Stephanie Costa provides a case study in exploiting workers, getting caught breaking labor laws and circumventing full punishment.

In 2013, 11 workers brought wage theft claims after providing around-the-clock care in the care homes Costa owned. They changed adults’ diapers, comforted the dying and hoisted infirm residents into bed. They worked six days a week and subsisted on meager wages, according to interviews and court documents.

The workers said they risked being fired if they left the facilities and had no off-duty rest breaks during the day. Costa’s care homes promoted 24/7 care for frail clients.

“We knew we were being underpaid,” said Juliet Delos Reyes, 60, a former caregiver employed by Costa. “But we were helpless. We didn’t know our rights. How could we leave?”

Reyes said she was not allowed to leave the home without permission when clients were present.

In many cases, workers in the industry fall into jobs that become increasingly abusive. A substantial number are working in the U.S. without authorization or applying to remain legally in the country. They are paid less than they’re promised, isolated and restricted to the facilities.

Residents in these care homes typically are more than 60 years old. The annual national median cost for each resident is about $48,000. Dementia residents often pay more. Some owners tack on extra charges for those who are incontinent or desire more than two showers a week.

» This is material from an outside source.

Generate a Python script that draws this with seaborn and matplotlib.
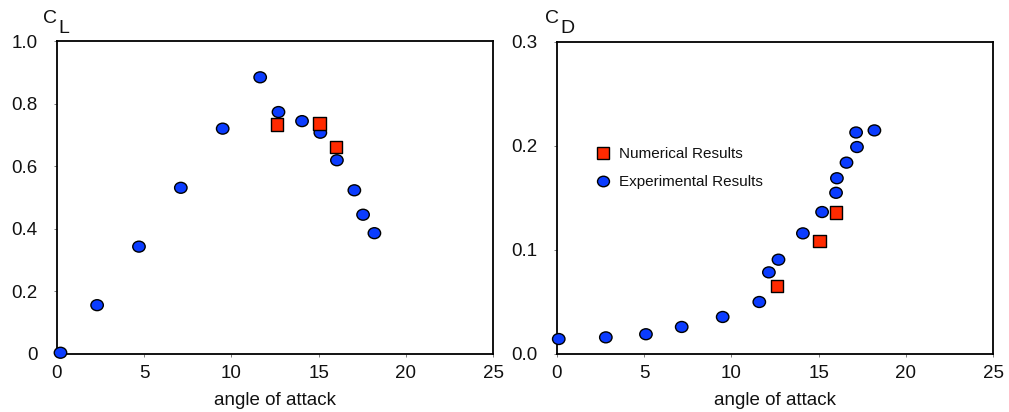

Over the last decade, care-home operators across the nation broke minimum wage, overtime or record-keeping laws in at least 1,400 cases, federal data shows. About 35 percent of them were in California. Data obtained by Reveal through a California Public Records Act request shows senior care facilities in the state have pending wage theft claims against them or have been ordered to pay back wages and penalties in more than 110 additional cases.